▶ **TASK OBJECTIVE**
Leave out all pictures. Return exactly the lines from the top of the material through the line containing "ax = fig.add_axes([143".

:::

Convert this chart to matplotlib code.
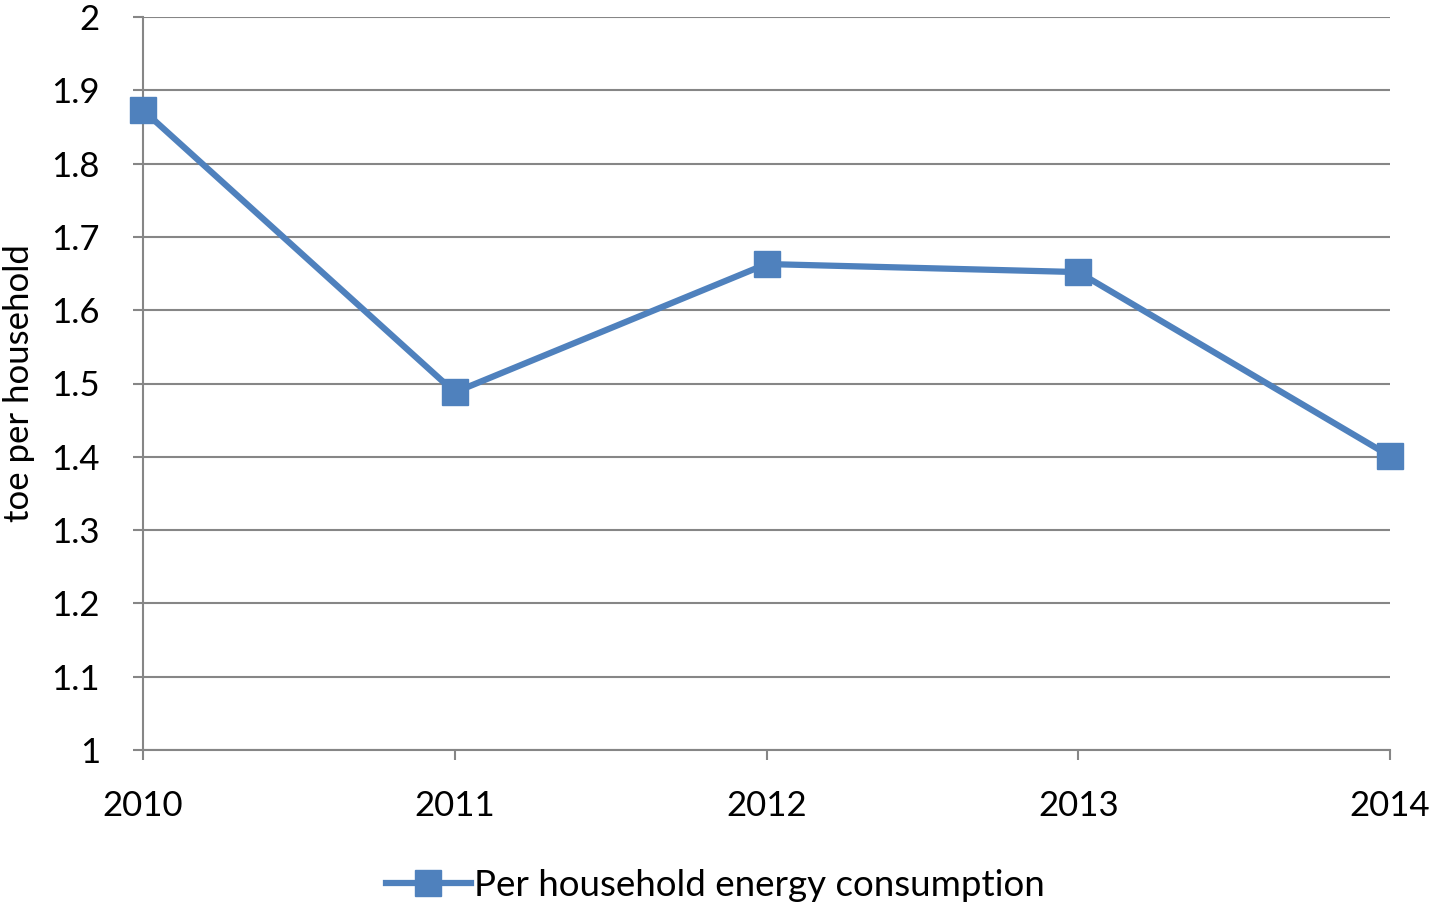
import matplotlib.pyplot as plt

plt.rcParams['font.family'] = ['Lato', 'DejaVu Sans']

years = [2010, 2011, 2012, 2013, 2014]
toe = [1.873, 1.488, 1.663, 1.652, 1.401]
y_ticks = [1, 1.1, 1.2, 1.3, 1.4, 1.5, 1.6, 1.7, 1.8, 1.9, 2]

LINE = "#4F81BD"
GRID = "#868686"

fig = plt.figure(figsize=(14.31, 9.06), dpi=100)
ax = fig.add_axes([143 / 1431, 1 - 750 / 906, (1390 - 143) / 1431, (750 - 17) / 906])

ax.plot(years, toe, color=LINE, linewidth=4.5, marker="s", markersize=19,
        label="Per household energy consumption", clip_on=False, zorder=3)

ax.set_xlim(2010, 2014)
ax.set_ylim(1, 2)
ax.set_xticks(years)
ax.set_yticks(y_ticks)
ax.set_yticklabels([f"{v:g}" for v in y_ticks])
ax.grid(axis="y", color=GRID, linewidth=1.5)
ax.set_axisbelow(True)

for s in ["top", "right"]:
    ax.spines[s].set_visible(False)
for s in ["left", "bottom"]:
    ax.spines[s].set_color(GRID)
    ax.spines[s].set_linewidth(1.5)

ax.tick_params(axis="both", colors=GRID, labelcolor="black", labelsize=25,
               length=7, width=1.5)
ax.tick_params(axis="x", pad=22)
ax.tick_params(axis="y", pad=24)
ax.set_ylabel("toe per household", fontsize=25, labelpad=12)

fig.legend(loc="lower center", bbox_to_anchor=(0.5, -0.032), frameon=False,
           fontsize=26.5, handlelength=2.3, handletextpad=0.1)

fig.savefig("out.png", dpi=100, facecolor="white")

:::

▶ **COMPLETED EXERCISE**
Convert this chart to matplotlib code.
import matplotlib.pyplot as plt

plt.rcParams['font.family'] = ['Lato', 'DejaVu Sans']

years = [2010, 2011, 2012, 2013, 2014]
toe = [1.873, 1.488, 1.663, 1.652, 1.401]
y_ticks = [1, 1.1, 1.2, 1.3, 1.4, 1.5, 1.6, 1.7, 1.8, 1.9, 2]

LINE = "#4F81BD"
GRID = "#868686"

fig = plt.figure(figsize=(14.31, 9.06), dpi=100)
ax = fig.add_axes([143 / 1431, 1 - 750 / 906, (1390 - 143) / 1431, (750 - 17) / 906])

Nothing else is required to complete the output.